→ **Exercise brief**
Copy the data that follows, character for character, minus the pictures.

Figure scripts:
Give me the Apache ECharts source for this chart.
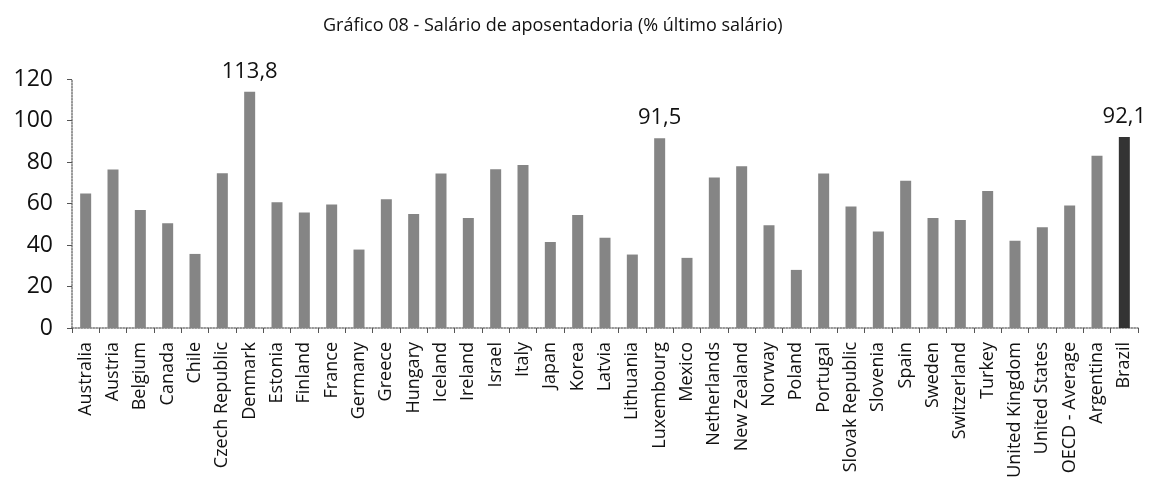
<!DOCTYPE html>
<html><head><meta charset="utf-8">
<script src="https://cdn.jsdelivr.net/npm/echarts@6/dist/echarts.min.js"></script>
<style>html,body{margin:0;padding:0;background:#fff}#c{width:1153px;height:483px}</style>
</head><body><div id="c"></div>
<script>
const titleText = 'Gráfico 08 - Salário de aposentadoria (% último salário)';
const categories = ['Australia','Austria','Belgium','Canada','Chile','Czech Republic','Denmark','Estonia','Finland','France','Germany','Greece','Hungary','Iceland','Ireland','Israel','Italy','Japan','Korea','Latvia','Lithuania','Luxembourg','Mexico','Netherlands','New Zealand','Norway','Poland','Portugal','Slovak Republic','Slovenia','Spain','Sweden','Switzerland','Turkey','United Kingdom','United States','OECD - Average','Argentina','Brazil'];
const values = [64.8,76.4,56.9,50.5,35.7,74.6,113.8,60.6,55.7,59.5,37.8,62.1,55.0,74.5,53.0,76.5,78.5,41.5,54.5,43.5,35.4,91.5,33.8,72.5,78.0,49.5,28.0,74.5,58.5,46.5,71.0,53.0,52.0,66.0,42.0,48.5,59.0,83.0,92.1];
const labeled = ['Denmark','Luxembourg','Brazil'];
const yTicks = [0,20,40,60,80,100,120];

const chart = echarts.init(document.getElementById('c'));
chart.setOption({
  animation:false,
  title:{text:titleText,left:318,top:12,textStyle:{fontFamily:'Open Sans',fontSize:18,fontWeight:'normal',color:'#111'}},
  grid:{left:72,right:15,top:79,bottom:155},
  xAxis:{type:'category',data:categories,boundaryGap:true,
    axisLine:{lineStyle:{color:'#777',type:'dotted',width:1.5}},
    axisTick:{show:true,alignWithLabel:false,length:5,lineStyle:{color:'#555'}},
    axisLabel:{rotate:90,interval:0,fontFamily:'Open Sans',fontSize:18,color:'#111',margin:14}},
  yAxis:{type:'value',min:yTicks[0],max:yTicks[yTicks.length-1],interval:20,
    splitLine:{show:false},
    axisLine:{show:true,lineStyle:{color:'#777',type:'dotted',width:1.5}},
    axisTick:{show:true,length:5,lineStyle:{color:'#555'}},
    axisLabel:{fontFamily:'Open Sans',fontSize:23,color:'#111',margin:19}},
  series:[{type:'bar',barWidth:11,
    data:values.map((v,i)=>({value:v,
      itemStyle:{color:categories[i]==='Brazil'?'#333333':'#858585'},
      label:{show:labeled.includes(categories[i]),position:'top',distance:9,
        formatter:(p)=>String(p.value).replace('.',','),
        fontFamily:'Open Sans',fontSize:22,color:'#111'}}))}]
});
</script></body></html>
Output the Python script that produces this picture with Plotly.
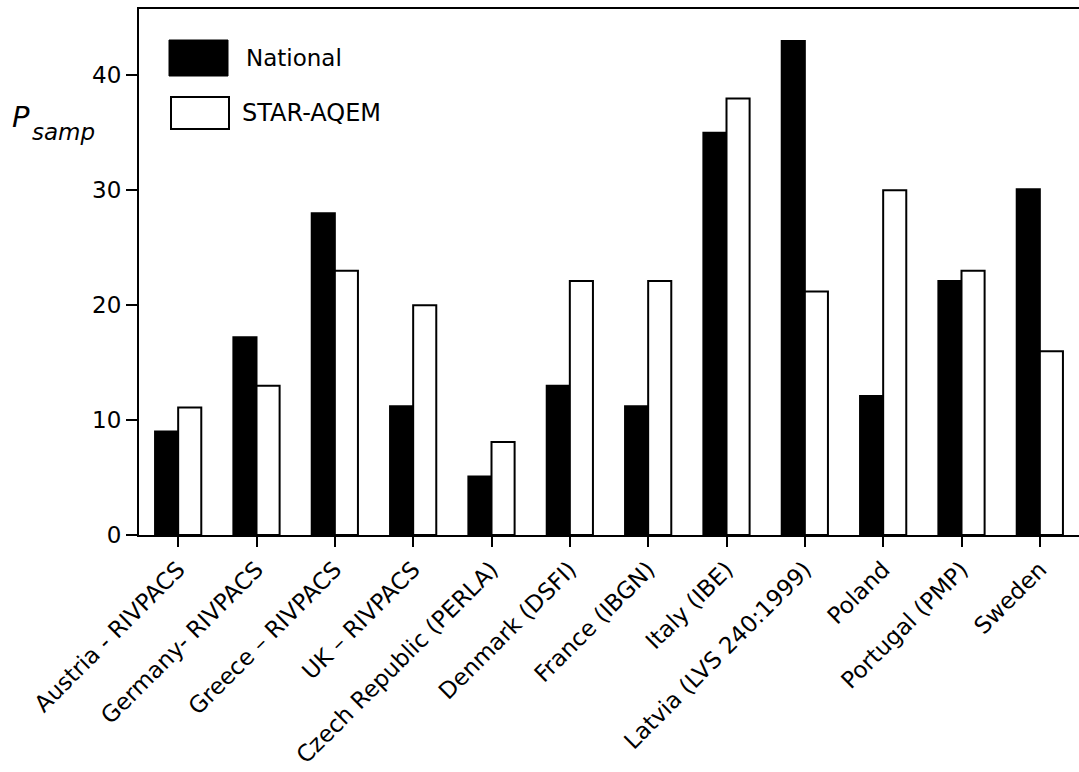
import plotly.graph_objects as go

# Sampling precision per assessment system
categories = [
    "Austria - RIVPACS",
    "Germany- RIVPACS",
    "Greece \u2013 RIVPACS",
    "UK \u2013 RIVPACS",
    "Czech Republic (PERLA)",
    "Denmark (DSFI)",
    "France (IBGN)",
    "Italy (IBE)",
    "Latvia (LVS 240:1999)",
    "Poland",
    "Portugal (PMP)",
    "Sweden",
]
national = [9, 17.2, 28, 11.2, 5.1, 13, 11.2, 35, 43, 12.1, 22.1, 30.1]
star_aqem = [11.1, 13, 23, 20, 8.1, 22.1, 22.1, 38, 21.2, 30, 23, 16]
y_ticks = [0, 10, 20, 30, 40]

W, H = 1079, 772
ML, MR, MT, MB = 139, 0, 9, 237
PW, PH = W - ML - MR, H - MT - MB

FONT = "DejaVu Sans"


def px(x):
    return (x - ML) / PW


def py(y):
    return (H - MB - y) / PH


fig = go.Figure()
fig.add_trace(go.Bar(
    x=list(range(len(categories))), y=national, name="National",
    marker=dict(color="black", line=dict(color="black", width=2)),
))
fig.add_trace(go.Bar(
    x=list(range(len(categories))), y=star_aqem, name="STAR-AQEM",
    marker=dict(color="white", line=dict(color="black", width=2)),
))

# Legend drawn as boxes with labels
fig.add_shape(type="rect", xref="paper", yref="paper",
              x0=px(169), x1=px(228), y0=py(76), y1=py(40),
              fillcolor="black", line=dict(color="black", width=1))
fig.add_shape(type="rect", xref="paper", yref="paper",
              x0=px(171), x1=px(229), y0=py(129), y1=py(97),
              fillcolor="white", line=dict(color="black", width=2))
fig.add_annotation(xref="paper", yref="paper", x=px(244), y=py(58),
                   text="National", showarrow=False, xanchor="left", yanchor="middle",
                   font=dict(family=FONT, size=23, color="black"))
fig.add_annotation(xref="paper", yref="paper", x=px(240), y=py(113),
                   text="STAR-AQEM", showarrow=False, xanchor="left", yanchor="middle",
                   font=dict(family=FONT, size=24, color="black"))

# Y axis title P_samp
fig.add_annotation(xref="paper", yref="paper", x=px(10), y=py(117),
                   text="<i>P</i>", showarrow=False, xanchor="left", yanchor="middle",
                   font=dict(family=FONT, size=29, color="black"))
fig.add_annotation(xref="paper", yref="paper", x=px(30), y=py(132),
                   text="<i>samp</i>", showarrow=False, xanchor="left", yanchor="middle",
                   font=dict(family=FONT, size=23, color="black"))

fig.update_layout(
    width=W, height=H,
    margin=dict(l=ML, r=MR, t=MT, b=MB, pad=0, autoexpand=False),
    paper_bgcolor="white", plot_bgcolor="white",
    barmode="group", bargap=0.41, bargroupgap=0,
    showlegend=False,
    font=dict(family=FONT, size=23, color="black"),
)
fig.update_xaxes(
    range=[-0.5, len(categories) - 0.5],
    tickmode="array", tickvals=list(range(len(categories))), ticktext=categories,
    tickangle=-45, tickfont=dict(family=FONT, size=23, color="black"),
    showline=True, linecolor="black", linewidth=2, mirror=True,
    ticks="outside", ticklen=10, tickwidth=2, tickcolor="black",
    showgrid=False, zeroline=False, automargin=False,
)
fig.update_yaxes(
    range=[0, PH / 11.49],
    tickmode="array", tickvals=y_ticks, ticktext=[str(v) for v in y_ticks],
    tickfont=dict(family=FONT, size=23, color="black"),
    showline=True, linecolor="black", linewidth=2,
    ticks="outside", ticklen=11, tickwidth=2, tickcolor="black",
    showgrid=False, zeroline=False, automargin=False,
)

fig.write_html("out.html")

→ **Response below**
Give me the Apache ECharts source for this chart.
<!DOCTYPE html>
<html><head><meta charset="utf-8">
<script src="https://cdn.jsdelivr.net/npm/echarts@6/dist/echarts.min.js"></script>
<style>html,body{margin:0;padding:0;background:#fff}#c{width:1153px;height:483px}</style>
</head><body><div id="c"></div>
<script>
const titleText = 'Gráfico 08 - Salário de aposentadoria (% último salário)';
const categories = ['Australia','Austria','Belgium','Canada','Chile','Czech Republic','Denmark','Estonia','Finland','France','Germany','Greece','Hungary','Iceland','Ireland','Israel','Italy','Japan','Korea','Latvia','Lithuania','Luxembourg','Mexico','Netherlands','New Zealand','Norway','Poland','Portugal','Slovak Republic','Slovenia','Spain','Sweden','Switzerland','Turkey','United Kingdom','United States','OECD - Average','Argentina','Brazil'];
const values = [64.8,76.4,56.9,50.5,35.7,74.6,113.8,60.6,55.7,59.5,37.8,62.1,55.0,74.5,53.0,76.5,78.5,41.5,54.5,43.5,35.4,91.5,33.8,72.5,78.0,49.5,28.0,74.5,58.5,46.5,71.0,53.0,52.0,66.0,42.0,48.5,59.0,83.0,92.1];
const labeled = ['Denmark','Luxembourg','Brazil'];
const yTicks = [0,20,40,60,80,100,120];

const chart = echarts.init(document.getElementById('c'));
chart.setOption({
  animation:false,
  title:{text:titleText,left:318,top:12,textStyle:{fontFamily:'Open Sans',fontSize:18,fontWeight:'normal',color:'#111'}},
  grid:{left:72,right:15,top:79,bottom:155},
  xAxis:{type:'category',data:categories,boundaryGap:true,
    axisLine:{lineStyle:{color:'#777',type:'dotted',width:1.5}},
    axisTick:{show:true,alignWithLabel:false,length:5,lineStyle:{color:'#555'}},
    axisLabel:{rotate:90,interval:0,fontFamily:'Open Sans',fontSize:18,color:'#111',margin:14}},
  yAxis:{type:'value',min:yTicks[0],max:yTicks[yTicks.length-1],interval:20,
    splitLine:{show:false},
    axisLine:{show:true,lineStyle:{color:'#777',type:'dotted',width:1.5}},
    axisTick:{show:true,length:5,lineStyle:{color:'#555'}},
    axisLabel:{fontFamily:'Open Sans',fontSize:23,color:'#111',margin:19}},
  series:[{type:'bar',barWidth:11,
    data:values.map((v,i)=>({value:v,
      itemStyle:{color:categories[i]==='Brazil'?'#333333':'#858585'},
      label:{show:labeled.includes(categories[i]),position:'top',distance:9,
        formatter:(p)=>String(p.value).replace('.',','),
        fontFamily:'Open Sans',fontSize:22,color:'#111'}}))}]
});
</script></body></html>
Output the Python script that produces this picture with Plotly.
import plotly.graph_objects as go

# Sampling precision per assessment system
categories = [
    "Austria - RIVPACS",
    "Germany- RIVPACS",
    "Greece \u2013 RIVPACS",
    "UK \u2013 RIVPACS",
    "Czech Republic (PERLA)",
    "Denmark (DSFI)",
    "France (IBGN)",
    "Italy (IBE)",
    "Latvia (LVS 240:1999)",
    "Poland",
    "Portugal (PMP)",
    "Sweden",
]
national = [9, 17.2, 28, 11.2, 5.1, 13, 11.2, 35, 43, 12.1, 22.1, 30.1]
star_aqem = [11.1, 13, 23, 20, 8.1, 22.1, 22.1, 38, 21.2, 30, 23, 16]
y_ticks = [0, 10, 20, 30, 40]

W, H = 1079, 772
ML, MR, MT, MB = 139, 0, 9, 237
PW, PH = W - ML - MR, H - MT - MB

FONT = "DejaVu Sans"


def px(x):
    return (x - ML) / PW


def py(y):
    return (H - MB - y) / PH


fig = go.Figure()
fig.add_trace(go.Bar(
    x=list(range(len(categories))), y=national, name="National",
    marker=dict(color="black", line=dict(color="black", width=2)),
))
fig.add_trace(go.Bar(
    x=list(range(len(categories))), y=star_aqem, name="STAR-AQEM",
    marker=dict(color="white", line=dict(color="black", width=2)),
))

# Legend drawn as boxes with labels
fig.add_shape(type="rect", xref="paper", yref="paper",
              x0=px(169), x1=px(228), y0=py(76), y1=py(40),
              fillcolor="black", line=dict(color="black", width=1))
fig.add_shape(type="rect", xref="paper", yref="paper",
              x0=px(171), x1=px(229), y0=py(129), y1=py(97),
              fillcolor="white", line=dict(color="black", width=2))
fig.add_annotation(xref="paper", yref="paper", x=px(244), y=py(58),
                   text="National", showarrow=False, xanchor="left", yanchor="middle",
                   font=dict(family=FONT, size=23, color="black"))
fig.add_annotation(xref="paper", yref="paper", x=px(240), y=py(113),
                   text="STAR-AQEM", showarrow=False, xanchor="left", yanchor="middle",
                   font=dict(family=FONT, size=24, color="black"))

# Y axis title P_samp
fig.add_annotation(xref="paper", yref="paper", x=px(10), y=py(117),
                   text="<i>P</i>", showarrow=False, xanchor="left", yanchor="middle",
                   font=dict(family=FONT, size=29, color="black"))
fig.add_annotation(xref="paper", yref="paper", x=px(30), y=py(132),
                   text="<i>samp</i>", showarrow=False, xanchor="left", yanchor="middle",
                   font=dict(family=FONT, size=23, color="black"))

fig.update_layout(
    width=W, height=H,
    margin=dict(l=ML, r=MR, t=MT, b=MB, pad=0, autoexpand=False),
    paper_bgcolor="white", plot_bgcolor="white",
    barmode="group", bargap=0.41, bargroupgap=0,
    showlegend=False,
    font=dict(family=FONT, size=23, color="black"),
)
fig.update_xaxes(
    range=[-0.5, len(categories) - 0.5],
    tickmode="array", tickvals=list(range(len(categories))), ticktext=categories,
    tickangle=-45, tickfont=dict(family=FONT, size=23, color="black"),
    showline=True, linecolor="black", linewidth=2, mirror=True,
    ticks="outside", ticklen=10, tickwidth=2, tickcolor="black",
    showgrid=False, zeroline=False, automargin=False,
)
fig.update_yaxes(
    range=[0, PH / 11.49],
    tickmode="array", tickvals=y_ticks, ticktext=[str(v) for v in y_ticks],
    tickfont=dict(family=FONT, size=23, color="black"),
    showline=True, linecolor="black", linewidth=2,
    ticks="outside", ticklen=11, tickwidth=2, tickcolor="black",
    showgrid=False, zeroline=False, automargin=False,
)

fig.write_html("out.html")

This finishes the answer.